▶ _Stated exercise_
Images should be left out, and everything else in the listing reproduced exactly.

▶ _Information supplied_

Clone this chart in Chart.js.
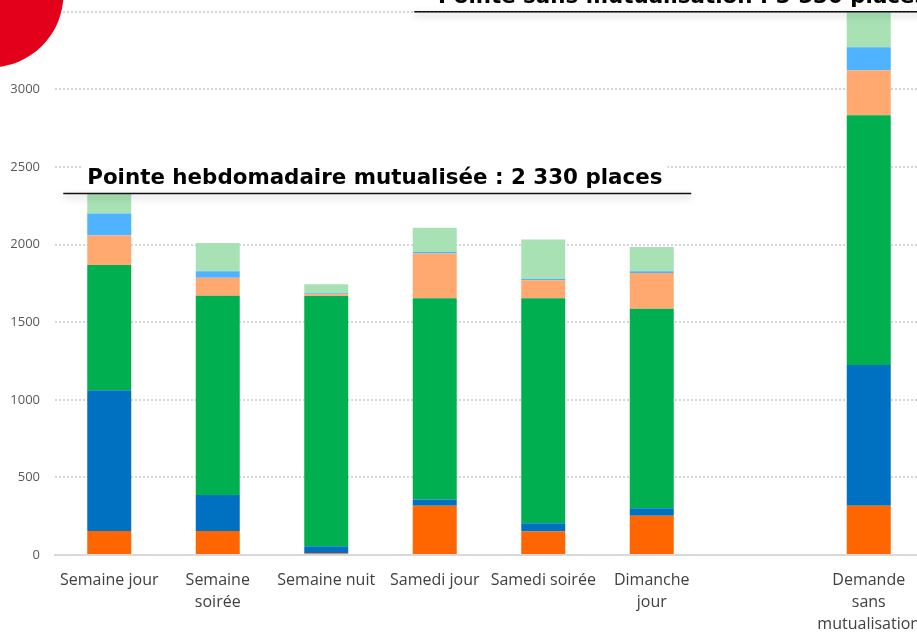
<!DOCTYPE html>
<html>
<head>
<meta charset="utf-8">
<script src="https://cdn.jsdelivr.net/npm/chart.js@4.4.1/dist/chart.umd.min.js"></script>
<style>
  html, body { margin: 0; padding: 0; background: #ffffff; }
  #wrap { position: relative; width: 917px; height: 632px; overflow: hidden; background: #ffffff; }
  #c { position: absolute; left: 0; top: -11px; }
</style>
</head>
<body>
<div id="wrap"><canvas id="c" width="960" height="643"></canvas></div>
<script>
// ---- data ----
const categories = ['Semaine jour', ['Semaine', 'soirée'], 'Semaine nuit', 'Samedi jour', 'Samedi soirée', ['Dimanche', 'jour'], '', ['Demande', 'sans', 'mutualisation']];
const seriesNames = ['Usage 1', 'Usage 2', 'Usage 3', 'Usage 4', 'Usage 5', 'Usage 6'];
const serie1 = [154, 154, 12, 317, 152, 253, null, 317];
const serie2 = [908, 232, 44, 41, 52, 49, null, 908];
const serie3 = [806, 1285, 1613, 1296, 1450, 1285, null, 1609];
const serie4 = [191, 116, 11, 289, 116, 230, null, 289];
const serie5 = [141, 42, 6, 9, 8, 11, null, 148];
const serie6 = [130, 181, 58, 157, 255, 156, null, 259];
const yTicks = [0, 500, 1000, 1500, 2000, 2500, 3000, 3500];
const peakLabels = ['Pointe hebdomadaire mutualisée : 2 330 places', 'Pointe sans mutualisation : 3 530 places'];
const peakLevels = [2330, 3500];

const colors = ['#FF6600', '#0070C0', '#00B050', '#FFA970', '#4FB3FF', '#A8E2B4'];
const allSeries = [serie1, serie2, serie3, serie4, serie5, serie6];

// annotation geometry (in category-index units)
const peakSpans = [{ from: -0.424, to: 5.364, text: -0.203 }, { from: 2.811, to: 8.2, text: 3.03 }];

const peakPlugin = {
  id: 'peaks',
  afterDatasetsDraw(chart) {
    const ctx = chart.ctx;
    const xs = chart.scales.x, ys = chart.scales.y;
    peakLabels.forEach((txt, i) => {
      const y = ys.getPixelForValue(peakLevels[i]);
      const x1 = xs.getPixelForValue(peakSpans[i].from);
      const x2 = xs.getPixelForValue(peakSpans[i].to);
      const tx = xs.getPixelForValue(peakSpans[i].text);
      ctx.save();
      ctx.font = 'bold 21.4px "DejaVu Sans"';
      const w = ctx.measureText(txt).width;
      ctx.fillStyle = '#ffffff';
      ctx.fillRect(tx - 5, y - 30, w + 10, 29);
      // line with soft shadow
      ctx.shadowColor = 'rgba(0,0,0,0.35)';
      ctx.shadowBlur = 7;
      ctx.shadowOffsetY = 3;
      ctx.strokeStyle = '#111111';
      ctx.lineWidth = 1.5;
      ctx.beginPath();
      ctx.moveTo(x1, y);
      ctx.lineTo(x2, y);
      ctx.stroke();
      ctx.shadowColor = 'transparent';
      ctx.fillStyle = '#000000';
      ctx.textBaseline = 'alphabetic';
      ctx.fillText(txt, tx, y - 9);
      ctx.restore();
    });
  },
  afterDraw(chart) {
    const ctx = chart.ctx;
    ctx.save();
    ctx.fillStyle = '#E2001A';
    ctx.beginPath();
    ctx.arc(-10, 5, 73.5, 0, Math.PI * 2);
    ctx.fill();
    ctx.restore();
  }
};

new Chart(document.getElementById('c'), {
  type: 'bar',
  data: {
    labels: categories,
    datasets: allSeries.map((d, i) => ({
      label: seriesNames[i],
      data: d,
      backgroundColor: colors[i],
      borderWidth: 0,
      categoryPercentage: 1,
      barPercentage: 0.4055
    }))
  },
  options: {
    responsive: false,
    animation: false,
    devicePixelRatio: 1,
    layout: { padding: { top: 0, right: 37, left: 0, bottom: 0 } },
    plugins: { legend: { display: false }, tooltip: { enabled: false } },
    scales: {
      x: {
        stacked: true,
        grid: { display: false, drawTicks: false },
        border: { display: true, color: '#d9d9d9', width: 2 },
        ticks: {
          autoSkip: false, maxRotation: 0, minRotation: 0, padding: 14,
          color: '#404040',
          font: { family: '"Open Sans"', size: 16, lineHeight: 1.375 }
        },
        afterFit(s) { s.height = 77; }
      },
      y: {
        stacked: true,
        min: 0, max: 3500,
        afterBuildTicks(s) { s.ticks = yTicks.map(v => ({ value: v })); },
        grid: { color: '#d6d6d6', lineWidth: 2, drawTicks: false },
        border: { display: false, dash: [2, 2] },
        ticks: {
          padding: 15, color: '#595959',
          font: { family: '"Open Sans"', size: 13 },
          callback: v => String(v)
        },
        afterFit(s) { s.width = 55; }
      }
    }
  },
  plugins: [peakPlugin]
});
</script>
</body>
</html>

▶ _Result of this exercise_
Clone this chart in Chart.js.
<!DOCTYPE html>
<html>
<head>
<meta charset="utf-8">
<script src="https://cdn.jsdelivr.net/npm/chart.js@4.4.1/dist/chart.umd.min.js"></script>
<style>
  html, body { margin: 0; padding: 0; background: #ffffff; }
  #wrap { position: relative; width: 917px; height: 632px; overflow: hidden; background: #ffffff; }
  #c { position: absolute; left: 0; top: -11px; }
</style>
</head>
<body>
<div id="wrap"><canvas id="c" width="960" height="643"></canvas></div>
<script>
// ---- data ----
const categories = ['Semaine jour', ['Semaine', 'soirée'], 'Semaine nuit', 'Samedi jour', 'Samedi soirée', ['Dimanche', 'jour'], '', ['Demande', 'sans', 'mutualisation']];
const seriesNames = ['Usage 1', 'Usage 2', 'Usage 3', 'Usage 4', 'Usage 5', 'Usage 6'];
const serie1 = [154, 154, 12, 317, 152, 253, null, 317];
const serie2 = [908, 232, 44, 41, 52, 49, null, 908];
const serie3 = [806, 1285, 1613, 1296, 1450, 1285, null, 1609];
const serie4 = [191, 116, 11, 289, 116, 230, null, 289];
const serie5 = [141, 42, 6, 9, 8, 11, null, 148];
const serie6 = [130, 181, 58, 157, 255, 156, null, 259];
const yTicks = [0, 500, 1000, 1500, 2000, 2500, 3000, 3500];
const peakLabels = ['Pointe hebdomadaire mutualisée : 2 330 places', 'Pointe sans mutualisation : 3 530 places'];
const peakLevels = [2330, 3500];

const colors = ['#FF6600', '#0070C0', '#00B050', '#FFA970', '#4FB3FF', '#A8E2B4'];
const allSeries = [serie1, serie2, serie3, serie4, serie5, serie6];

// annotation geometry (in category-index units)
const peakSpans = [{ from: -0.424, to: 5.364, text: -0.203 }, { from: 2.811, to: 8.2, text: 3.03 }];

const peakPlugin = {
  id: 'peaks',
  afterDatasetsDraw(chart) {
    const ctx = chart.ctx;
    const xs = chart.scales.x, ys = chart.scales.y;
    peakLabels.forEach((txt, i) => {
      const y = ys.getPixelForValue(peakLevels[i]);
      const x1 = xs.getPixelForValue(peakSpans[i].from);
      const x2 = xs.getPixelForValue(peakSpans[i].to);
      const tx = xs.getPixelForValue(peakSpans[i].text);
      ctx.save();
      ctx.font = 'bold 21.4px "DejaVu Sans"';
      const w = ctx.measureText(txt).width;
      ctx.fillStyle = '#ffffff';
      ctx.fillRect(tx - 5, y - 30, w + 10, 29);
      // line with soft shadow
      ctx.shadowColor = 'rgba(0,0,0,0.35)';
      ctx.shadowBlur = 7;
      ctx.shadowOffsetY = 3;
      ctx.strokeStyle = '#111111';
      ctx.lineWidth = 1.5;
      ctx.beginPath();
      ctx.moveTo(x1, y);
      ctx.lineTo(x2, y);
      ctx.stroke();
      ctx.shadowColor = 'transparent';
      ctx.fillStyle = '#000000';
      ctx.textBaseline = 'alphabetic';
      ctx.fillText(txt, tx, y - 9);
      ctx.restore();
    });
  },
  afterDraw(chart) {
    const ctx = chart.ctx;
    ctx.save();
    ctx.fillStyle = '#E2001A';
    ctx.beginPath();
    ctx.arc(-10, 5, 73.5, 0, Math.PI * 2);
    ctx.fill();
    ctx.restore();
  }
};

new Chart(document.getElementById('c'), {
  type: 'bar',
  data: {
    labels: categories,
    datasets: allSeries.map((d, i) => ({
      label: seriesNames[i],
      data: d,
      backgroundColor: colors[i],
      borderWidth: 0,
      categoryPercentage: 1,
      barPercentage: 0.4055
    }))
  },
  options: {
    responsive: false,
    animation: false,
    devicePixelRatio: 1,
    layout: { padding: { top: 0, right: 37, left: 0, bottom: 0 } },
    plugins: { legend: { display: false }, tooltip: { enabled: false } },
    scales: {
      x: {
        stacked: true,
        grid: { display: false, drawTicks: false },
        border: { display: true, color: '#d9d9d9', width: 2 },
        ticks: {
          autoSkip: false, maxRotation: 0, minRotation: 0, padding: 14,
          color: '#404040',
          font: { family: '"Open Sans"', size: 16, lineHeight: 1.375 }
        },
        afterFit(s) { s.height = 77; }
      },
      y: {
        stacked: true,
        min: 0, max: 3500,
        afterBuildTicks(s) { s.ticks = yTicks.map(v => ({ value: v })); },
        grid: { color: '#d6d6d6', lineWidth: 2, drawTicks: false },
        border: { display: false, dash: [2, 2] },
        ticks: {
          padding: 15, color: '#595959',
          font: { family: '"Open Sans"', size: 13 },
          callback: v => String(v)
        },
        afterFit(s) { s.width = 55; }
      }
    }
  },
  plugins: [peakPlugin]
});
</script>
</body>
</html>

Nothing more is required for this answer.